■ Written instruction
Retype only what runs from the first line of the listing to the line holding "27.6, 27.2, 26.8]", both included. Do not retype the pictures.

■ Material provided
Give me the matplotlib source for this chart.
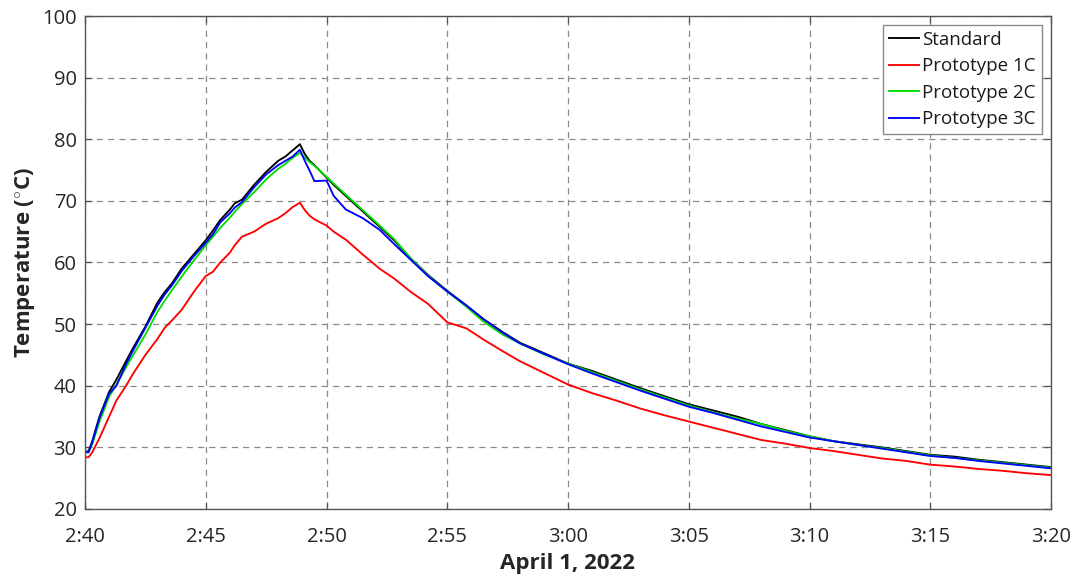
import matplotlib
matplotlib.use("Agg")
import matplotlib.pyplot as plt

plt.rcParams['font.family'] = ['Open Sans', 'DejaVu Sans']
plt.rcParams['mathtext.fontset'] = 'custom'
plt.rcParams['mathtext.rm'] = 'Open Sans'
plt.rcParams['mathtext.bf'] = 'Open Sans:bold'

# minutes after 2:40
t = [0, 0.15, 0.3, 0.6, 1.0, 1.3, 1.7, 2.0, 2.5, 3.0, 3.3, 3.6, 4.0, 4.5, 5.0, 5.3, 5.6,
     6.0, 6.2, 6.5, 7.0, 7.5, 8.0, 8.3, 8.6, 8.9, 9.1, 9.3, 9.5, 10.0, 10.3, 10.8, 11.5,
     12.2, 12.8, 13.5, 14.2, 15.0, 15.8, 16.5, 17.3, 18.0, 19.0, 20.0, 21.0, 22.0, 23.0,
     24.0, 25.0, 26.0, 27.0, 28.0, 29.0, 30.0, 31.0, 32.0, 33.0, 34.0, 35.0, 36.0, 37.0,
     38.0, 39.0, 40.0]

standard = [29.3, 29.4, 31.0, 35.0, 39.0, 41.0, 44.0, 46.2, 49.6, 53.5, 55.2, 56.6, 59.0,
            61.3, 63.6, 65.2, 66.9, 68.6, 69.6, 70.2, 72.6, 74.7, 76.5, 77.2, 78.2, 79.2,
            77.6, 76.5, 75.8, 73.8, 72.6, 70.8, 68.3, 65.8, 63.6, 60.6, 58.0, 55.4, 53.0,
            50.8, 48.7, 47.0, 45.3, 43.6, 42.4, 41.0, 39.6, 38.3, 37.0, 36.0, 35.0, 33.8,
            32.8, 31.8, 31.0, 30.5, 30.0, 29.4, 28.8, 28.5, 28.0, 27.6, 27.2, 26.8]

proto1c = [28.4, 28.4, 29.2, 31.5, 35.0, 37.6, 40.0, 42.0, 45.0, 47.6, 49.4, 50.6, 52.3,
           55.2, 57.8, 58.5, 60.0, 61.6, 62.8, 64.2, 65.0, 66.3, 67.2, 68.0, 69.0, 69.7,
           68.5, 67.6, 67.0, 66.0, 65.0, 63.7, 61.3, 59.0, 57.4, 55.2, 53.3, 50.3, 49.3,
           47.5, 45.6, 44.0, 42.1, 40.2, 38.8, 37.6, 36.3, 35.2, 34.2, 33.2, 32.2, 31.2,
           30.6, 29.9, 29.4, 28.8, 28.2, 27.8, 27.2, 26.9, 26.5, 26.2, 25.8, 25.5]

proto2c = [29.2, 29.3, 30.5, 34.2, 38.2, 40.2, 43.0, 45.0, 48.3, 52.0, 53.8, 55.5, 57.7,
           60.3, 62.8, 64.2, 65.6, 67.3, 68.2, 69.5, 71.4, 73.5, 75.2, 76.0, 77.0, 77.8,
           77.0, 76.3, 75.7, 73.9, 72.8, 71.0, 68.5, 66.0, 63.8, 60.6, 57.9, 55.3, 52.8,
           50.4, 48.3, 46.9, 45.1, 43.6, 42.2, 40.8, 39.4, 38.1, 36.8, 35.7, 34.7, 33.8,
           32.7, 31.8, 31.0, 30.4, 29.9, 29.3, 28.7, 28.3, 27.9, 27.5, 27.1, 26.7]

proto3c = [29.2, 29.2, 30.8, 34.8, 38.7, 40.0, 43.5, 45.8, 49.4, 53.0, 54.8, 56.3, 58.6,
           61.0, 63.2, 64.6, 66.5, 68.0, 68.9, 69.8, 72.2, 74.3, 75.8, 76.5, 77.2, 78.3,
           76.5, 74.9, 73.2, 73.3, 70.8, 68.6, 67.2, 65.3, 63.0, 60.4, 57.8, 55.3, 53.0,
           50.8, 48.6, 46.9, 45.2, 43.5, 42.0, 40.6, 39.2, 37.9, 36.6, 35.6, 34.5, 33.4,
           32.5, 31.6, 31.0, 30.4, 29.8, 29.2, 28.6, 28.3, 27.8, 27.4, 27.0, 26.6]

x_ticks = [0, 5, 10, 15, 20, 25, 30, 35, 40]
x_ticklabels = ["2:40", "2:45", "2:50", "2:55", "3:00", "3:05", "3:10", "3:15", "3:20"]
y_ticks = [20, 30, 40, 50, 60, 70, 80, 90, 100]

fig = plt.figure(figsize=(10.75, 5.79), dpi=100)
ax = fig.add_axes([85/1075, 1-509/579, (1051-85)/1075, (509-16)/579])

ax.plot(t, standard, color='black', lw=1.35, label='Standard')
ax.plot(t, proto1c, color='#ff0000', lw=1.35, label='Prototype 1C')
ax.plot(t, proto2c, color='#00e000', lw=1.35, label='Prototype 2C')
ax.plot(t, proto3c, color='#0000ff', lw=1.35, label='Prototype 3C')

ax.set_xlim(0, 40)
ax.set_ylim(20, 100)
ax.set_xticks(x_ticks)
ax.set_xticklabels(x_ticklabels)
ax.set_yticks(y_ticks)

ax.grid(True, color='#8a8a8a', linestyle=(0, (5, 4)), lw=0.9)
ax.set_axisbelow(True)
for s in ax.spines.values():
    s.set_color('#555555')
    s.set_linewidth(1.0)
ax.tick_params(direction='in', length=5, width=0.9, color='#555555',
               labelsize=14.5, labelcolor='#262626', top=True, right=True)
ax.tick_params(axis='x', pad=13)
ax.tick_params(axis='y', pad=6)

ax.set_xlabel('April 1, 2022', fontsize=16, fontweight='bold', color='#262626', labelpad=4)
ax.set_ylabel(r'Temperature ($^{\circ}$C)', fontsize=16, fontweight='bold', color='#262626', labelpad=3)

leg = ax.legend(loc='upper right', fontsize=13.5, handlelength=1.6, handletextpad=0.2,
                borderpad=0.3, labelspacing=0.45, fancybox=False, framealpha=1,
                edgecolor='#8a8a8a', borderaxespad=0.5)
leg.get_frame().set_linewidth(1.0)
for txt in leg.get_texts():
    txt.set_color('#1a1a1a')

fig.savefig('out.png', dpi=100)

■ The reply
Give me the matplotlib source for this chart.
import matplotlib
matplotlib.use("Agg")
import matplotlib.pyplot as plt

plt.rcParams['font.family'] = ['Open Sans', 'DejaVu Sans']
plt.rcParams['mathtext.fontset'] = 'custom'
plt.rcParams['mathtext.rm'] = 'Open Sans'
plt.rcParams['mathtext.bf'] = 'Open Sans:bold'

# minutes after 2:40
t = [0, 0.15, 0.3, 0.6, 1.0, 1.3, 1.7, 2.0, 2.5, 3.0, 3.3, 3.6, 4.0, 4.5, 5.0, 5.3, 5.6,
     6.0, 6.2, 6.5, 7.0, 7.5, 8.0, 8.3, 8.6, 8.9, 9.1, 9.3, 9.5, 10.0, 10.3, 10.8, 11.5,
     12.2, 12.8, 13.5, 14.2, 15.0, 15.8, 16.5, 17.3, 18.0, 19.0, 20.0, 21.0, 22.0, 23.0,
     24.0, 25.0, 26.0, 27.0, 28.0, 29.0, 30.0, 31.0, 32.0, 33.0, 34.0, 35.0, 36.0, 37.0,
     38.0, 39.0, 40.0]

standard = [29.3, 29.4, 31.0, 35.0, 39.0, 41.0, 44.0, 46.2, 49.6, 53.5, 55.2, 56.6, 59.0,
            61.3, 63.6, 65.2, 66.9, 68.6, 69.6, 70.2, 72.6, 74.7, 76.5, 77.2, 78.2, 79.2,
            77.6, 76.5, 75.8, 73.8, 72.6, 70.8, 68.3, 65.8, 63.6, 60.6, 58.0, 55.4, 53.0,
            50.8, 48.7, 47.0, 45.3, 43.6, 42.4, 41.0, 39.6, 38.3, 37.0, 36.0, 35.0, 33.8,
            32.8, 31.8, 31.0, 30.5, 30.0, 29.4, 28.8, 28.5, 28.0, 27.6, 27.2, 26.8]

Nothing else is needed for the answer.